The case of blind Bartimaeus is a notable one in many ways. Especially is it remarkable for the show of persistence which this blind man exhibited in appealing to our Lord. If it be -- as it seems -- that his first crying was done as Jesus entered into Jericho, and that he continued it until Jesus came out of the place, it is all the stronger an illustration of the necessity of importunate prayer and the success which comes to those who stake their all on Christ, and give Him no peace until He grants them their hearts' desire.

Mark puts the whole incident graphically before us. At first, Jesus seems not to hear. The crowd rebukes the noisy clamour of Bartimaeus. Despite the seeming unconcern of our Lord, however, and despite the rebuke of an impatient and quick-tempered crowd, the blind beggar still cries, and increases the loudness of his cry, until Jesus is impressed and moved. Finally, the crowd, as well as Jesus, hearken to the beggar's plea and declare in favour of his cause. He gains his case. His importunity avails even in the face of apparent neglect on the part of Jesus, and despite opposition and rebuke from the surrounding populace. His persistence won where half-hearted indifference would surely have failed.

Faith has its province, in connection with prayer, and, of course, has its inseparable association with importunity. But the latter quality drives the prayer to the believing point. A persistent spirit brings a man to the place where faith takes hold, claims and appropriates the blessing.

The imperative necessity of importunate prayer is plainly set forth in the Word of God, and needs to be stated and re-stated today. We are apt to overlook this vital truth. Love of ease, spiritual indolence, religious slothfulness, all operate against this type of petitioning. Our praying, however, needs to be pressed and pursued with an energy that never tires, a persistency which will not be denied, and a courage which never fails.

We have need, too, to give thought to that mysterious fact of prayer -- the certainty that there will be delays, denials, and seeming failures, in connection with its exercise. We are to prepare for these, to brook them, and cease not in our urgent praying. Like a brave soldier, who, as the conflict grows sterner, exhibits a superior courage than in the earlier stages of the battle; so does the praying Christian, when delay and denial face him, increase his earnest asking, and ceases not until prayer prevail. Moses furnishes an illustrious example of importunity in prayer. Instead of allowing his nearness to God and his intimacy with Him to dispense with the necessity for importunity, he regards them as the better fitting him for its exercise. When Israel set up the golden calf, the wrath of God waxed fierce against them, and Jehovah, bent on executing justice, said to Moses when divulging what He purposed doing, "Let Me alone!" But Moses would not let Him alone. He threw himself down before the Lord in an agony of intercession in behalf of the sinning Israelites, and for forty days and nights, fasted and prayed. What a season of importunate prayer was that!

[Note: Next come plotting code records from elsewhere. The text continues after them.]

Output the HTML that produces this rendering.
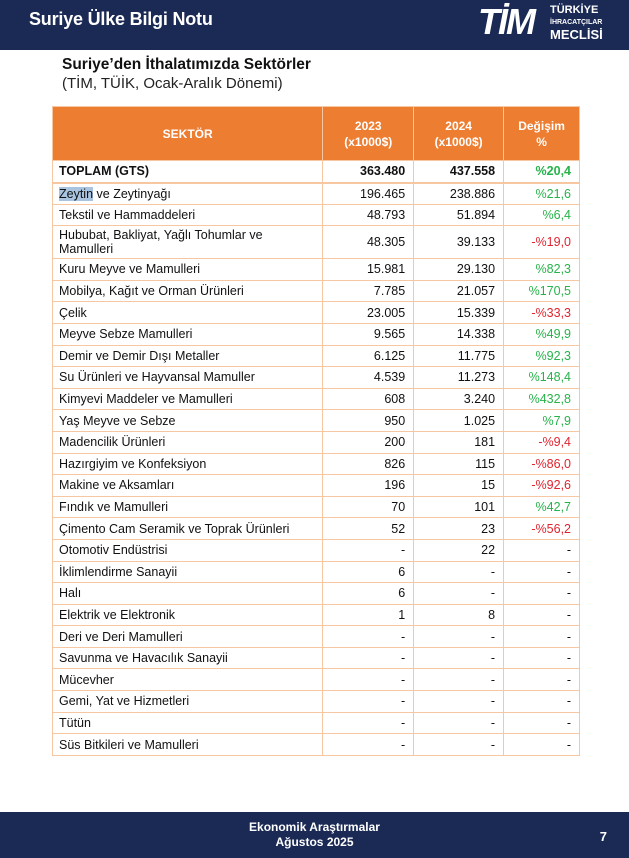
<!DOCTYPE html>
<html><head><meta charset="utf-8"><style>
*{margin:0;padding:0;box-sizing:border-box}
body{width:629px;height:858px;background:#fff;font-family:"Liberation Sans","DejaVu Sans",sans-serif;position:relative;overflow:hidden;color:#111}
.top{position:absolute;left:0;top:0;width:629px;height:50px;background:#1b2a55}
.top .t{position:absolute;left:29px;top:9px;color:#fff;font-size:18px;font-weight:bold;letter-spacing:-0.2px}
.logo{position:absolute;left:478px;top:2px;color:#fff;font-weight:bold;font-style:italic;font-size:36px;letter-spacing:-2px;line-height:40px}
.lt{position:absolute;left:550px;color:#fff;font-weight:bold;line-height:1}
h1{position:absolute;left:62px;top:56px;font-size:15.5px;font-weight:bold}
h2{position:absolute;left:62px;top:75px;font-size:15px;font-weight:normal;color:#222}
table{position:absolute;left:52px;top:106px;width:528px;border-collapse:collapse;font-size:12.5px}
td,th{border:1px solid #f6c7a0;padding:0 4px;height:21.6px}
th{background:#ed7d31;color:#fff;font-size:12px;height:54px;line-height:16px}
td.n{text-align:right;padding-right:8px}
td.l{padding-left:6px}
.g{color:#27b24a}.r{color:#e0242f}
tr.tot td{font-weight:bold;height:22px;border-bottom:2px solid #f6c7a0}
.hl{background:#a9c4e0}
.foot{position:absolute;left:0;top:812px;width:629px;height:46px;background:#1b2a55;color:#fff;font-weight:bold;font-size:12px;text-align:center;line-height:15px;padding-top:8px}
.pg{position:absolute;right:22px;top:17px;font-size:13px}
</style></head><body>
<div class="top"><div class="t">Suriye Ülke Bilgi Notu</div>
<div class="logo">TİM</div>
<div class="lt" style="top:5px;font-size:11px">TÜRKİYE</div>
<div class="lt" style="top:19px;font-size:7px">İHRACATÇILAR</div>
<div class="lt" style="top:28px;font-size:13px">MECLİSİ</div>
</div>
<h1>Suriye’den İthalatımızda Sektörler</h1>
<h2>(TİM, TÜİK, Ocak-Aralık Dönemi)</h2>
<table>
<colgroup><col style="width:271px"><col style="width:91px"><col style="width:90px"><col style="width:76px"></colgroup>
<tr><th>SEKTÖR</th><th>2023<br>(x1000$)</th><th>2024<br>(x1000$)</th><th>Değişim<br>%</th></tr>
<tr class="tot"><td class="l">TOPLAM (GTS)</td><td class="n">363.480</td><td class="n">437.558</td><td class="n g">%20,4</td></tr>
<tr><td class="l"><span class="hl">Zeytin</span> ve Zeytinyağı</td><td class="n">196.465</td><td class="n">238.886</td><td class="n g">%21,6</td></tr>
<tr><td class="l">Tekstil ve Hammaddeleri</td><td class="n">48.793</td><td class="n">51.894</td><td class="n g">%6,4</td></tr>
<tr><td class="l" style="height:33px;line-height:14px">Hububat, Bakliyat, Yağlı Tohumlar ve Mamulleri</td><td class="n">48.305</td><td class="n">39.133</td><td class="n r">-%19,0</td></tr>
<tr><td class="l">Kuru Meyve ve Mamulleri</td><td class="n">15.981</td><td class="n">29.130</td><td class="n g">%82,3</td></tr>
<tr><td class="l">Mobilya, Kağıt ve Orman Ürünleri</td><td class="n">7.785</td><td class="n">21.057</td><td class="n g">%170,5</td></tr>
<tr><td class="l">Çelik</td><td class="n">23.005</td><td class="n">15.339</td><td class="n r">-%33,3</td></tr>
<tr><td class="l">Meyve Sebze Mamulleri</td><td class="n">9.565</td><td class="n">14.338</td><td class="n g">%49,9</td></tr>
<tr><td class="l">Demir ve Demir Dışı Metaller</td><td class="n">6.125</td><td class="n">11.775</td><td class="n g">%92,3</td></tr>
<tr><td class="l">Su Ürünleri ve Hayvansal Mamuller</td><td class="n">4.539</td><td class="n">11.273</td><td class="n g">%148,4</td></tr>
<tr><td class="l">Kimyevi Maddeler ve Mamulleri</td><td class="n">608</td><td class="n">3.240</td><td class="n g">%432,8</td></tr>
<tr><td class="l">Yaş Meyve ve Sebze</td><td class="n">950</td><td class="n">1.025</td><td class="n g">%7,9</td></tr>
<tr><td class="l">Madencilik Ürünleri</td><td class="n">200</td><td class="n">181</td><td class="n r">-%9,4</td></tr>
<tr><td class="l">Hazırgiyim ve Konfeksiyon</td><td class="n">826</td><td class="n">115</td><td class="n r">-%86,0</td></tr>
<tr><td class="l">Makine ve Aksamları</td><td class="n">196</td><td class="n">15</td><td class="n r">-%92,6</td></tr>
<tr><td class="l">Fındık ve Mamulleri</td><td class="n">70</td><td class="n">101</td><td class="n g">%42,7</td></tr>
<tr><td class="l">Çimento Cam Seramik ve Toprak Ürünleri</td><td class="n">52</td><td class="n">23</td><td class="n r">-%56,2</td></tr>
<tr><td class="l">Otomotiv Endüstrisi</td><td class="n">-</td><td class="n">22</td><td class="n">-</td></tr>
<tr><td class="l">İklimlendirme Sanayii</td><td class="n">6</td><td class="n">-</td><td class="n">-</td></tr>
<tr><td class="l">Halı</td><td class="n">6</td><td class="n">-</td><td class="n">-</td></tr>
<tr><td class="l">Elektrik ve Elektronik</td><td class="n">1</td><td class="n">8</td><td class="n">-</td></tr>
<tr><td class="l">Deri ve Deri Mamulleri</td><td class="n">-</td><td class="n">-</td><td class="n">-</td></tr>
<tr><td class="l">Savunma ve Havacılık Sanayii</td><td class="n">-</td><td class="n">-</td><td class="n">-</td></tr>
<tr><td class="l">Mücevher</td><td class="n">-</td><td class="n">-</td><td class="n">-</td></tr>
<tr><td class="l">Gemi, Yat ve Hizmetleri</td><td class="n">-</td><td class="n">-</td><td class="n">-</td></tr>
<tr><td class="l">Tütün</td><td class="n">-</td><td class="n">-</td><td class="n">-</td></tr>
<tr><td class="l">Süs Bitkileri ve Mamulleri</td><td class="n">-</td><td class="n">-</td><td class="n">-</td></tr>
</table>
<div class="foot">Ekonomik Araştırmalar<br>Ağustos 2025<div class="pg">7</div></div>
</body></html>
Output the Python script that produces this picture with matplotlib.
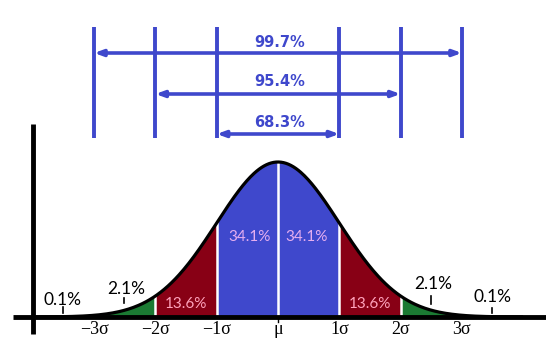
import numpy as np
import matplotlib
matplotlib.use("Agg")
import matplotlib.pyplot as plt

# ---- data ----
sigma_bounds = [-3, -2, -1, 0, 1, 2, 3]
band_edges = [-3, -2, -1, 0, 1, 2, 3]          # filled bands between consecutive edges
band_colors = ["#1B7A33", "#880015", "#3F48CC", "#3F48CC", "#880015", "#1B7A33"]
inner_labels = ["13.6%", "34.1%", "34.1%", "13.6%"]    # bands -2..-1, -1..0, 0..1, 1..2
inner_centers = [-1.5, -0.5, 0.5, 1.5]
tail_labels = ["0.1%", "2.1%", "2.1%", "0.1%"]
tail_points = [-3.5, -2.5, 2.5, 3.5]
coverage_labels = ["68.3%", "95.4%", "99.7%"]
coverage_k = [1, 2, 3]
tick_labels = ["\u22123\u03c3", "\u22122\u03c3", "\u22121\u03c3", "\u03bc", "1\u03c3", "2\u03c3", "3\u03c3"]

# ---- pixel layout helpers ----
W, H = 546, 354
MU_PX, SIG_PX = 278.0, 61.3
BASE_PX, PEAK_PX = 317.0, 162.0
PEAK = 1 / np.sqrt(2 * np.pi)
YS = PEAK / (BASE_PX - PEAK_PX)


def px(x):
    return (x - MU_PX) / SIG_PX


def py(y):
    return (BASE_PX - y) * YS


def pdf(x):
    return np.exp(-0.5 * np.asarray(x) ** 2) / np.sqrt(2 * np.pi)


fig = plt.figure(figsize=(W / 100, H / 100), dpi=100)
ax = fig.add_axes([0, 0, 1, 1])
ax.set_xlim(px(0), px(W))
ax.set_ylim(py(H), py(0))
ax.axis("off")

BLUE = "#3F48CC"

# filled bands
for a, b, c in zip(band_edges[:-1], band_edges[1:], band_colors):
    xs = np.linspace(a, b, 100)
    ax.fill_between(xs, 0, pdf(xs), color=c, lw=0, zorder=1)

# white separators
for s in [-2, -1, 0, 1, 2]:
    ax.plot([s, s], [0, pdf(s)], color="white", lw=1.8, zorder=2)

# curve
xc = np.linspace(-4, 4, 400)
ax.plot(xc, pdf(xc), color="black", lw=2.3, zorder=3, solid_capstyle="butt")

# axes lines
ax.plot([px(13), px(W)], [0, 0], color="black", lw=3.5, zorder=4, solid_capstyle="butt")
ax.plot([px(33), px(33)], [py(124), py(334)], color="black", lw=3.5, zorder=4, solid_capstyle="butt")
ax.plot([0, 0], [py(318), py(322)], color="black", lw=1, zorder=4)

# tick labels
for s, lab in zip(sigma_bounds, tick_labels):
    ax.text(s, py(330), lab, ha="center", va="center", fontsize=13,
            family="Liberation Serif", color="black")

# inner labels
inner_colors = {"34.1%": "#E6AEF0", "13.6%": "#FFA3BC"}
for xc_, lab in zip(inner_centers, inner_labels):
    yy = py(237) if lab == "34.1%" else py(304)
    ax.text(xc_ * (0.93 if lab == "34.1%" else 1.0), yy, lab, ha="center", va="center",
            fontsize=11, family="Lato", color=inner_colors[lab], zorder=5)

# tail labels with small ticks
tail_text_px = [(62, 300), (126, 288.5), (433, 284), (492, 297.5)]
tail_tick_px = [(63, 307, 313), (124, 298, 303), (431, 296, 304), (492, 308, 313)]
for lab, (tx, ty), (kx, k0, k1) in zip(tail_labels, tail_text_px, tail_tick_px):
    ax.text(px(tx), py(ty), lab, ha="center", va="center", fontsize=12.5,
            family="Lato", color="black")
    ax.plot([px(kx), px(kx)], [py(k0), py(k1)], color="black", lw=1.2)

# coverage arrows
for s in [-3, -2, -1, 1, 2, 3]:
    ax.plot([s, s], [py(27), py(138)], color=BLUE, lw=2.8, solid_capstyle="butt")
arrow_y = {1: 134, 2: 94, 3: 53}
text_y = {1: 122.5, 2: 82, 3: 42.5}
for lab, k in zip(coverage_labels, coverage_k):
    ax.annotate("", xy=(k, py(arrow_y[k])), xytext=(-k, py(arrow_y[k])),
                arrowprops=dict(arrowstyle="<|-|>,head_length=0.6,head_width=0.22",
                                color=BLUE, lw=2.6,
                                mutation_scale=8, shrinkA=0, shrinkB=0))
    ax.text(px(280), py(text_y[k]), lab, ha="center", va="center", fontsize=10.5,
            fontweight="bold", family="DejaVu Sans", color=BLUE)

fig.savefig("out.png", dpi=100)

Jehovah was wroth with Aaron, also, who had acted as leader in this idolatrous business of the golden calf. But Moses prayed for Aaron as well as for the Israelites; had he not, both Israel and Aaron had perished, under the consuming fire of God's wrath.

That long season of pleading before God, left its mighty impress on Moses. He had been in close relation with God aforetime, but never did his character attain the greatness that marked it in the days and years following this long season of importunate intercession.

There can be no question but that importunate prayer moves God, and heightens human character! If we were more with God in this great ordinance of intercession, more brightly would our face shine, more richly endowed would life and service be, with the qualities which earn the goodwill of humanity, and bring glory to the Name of God.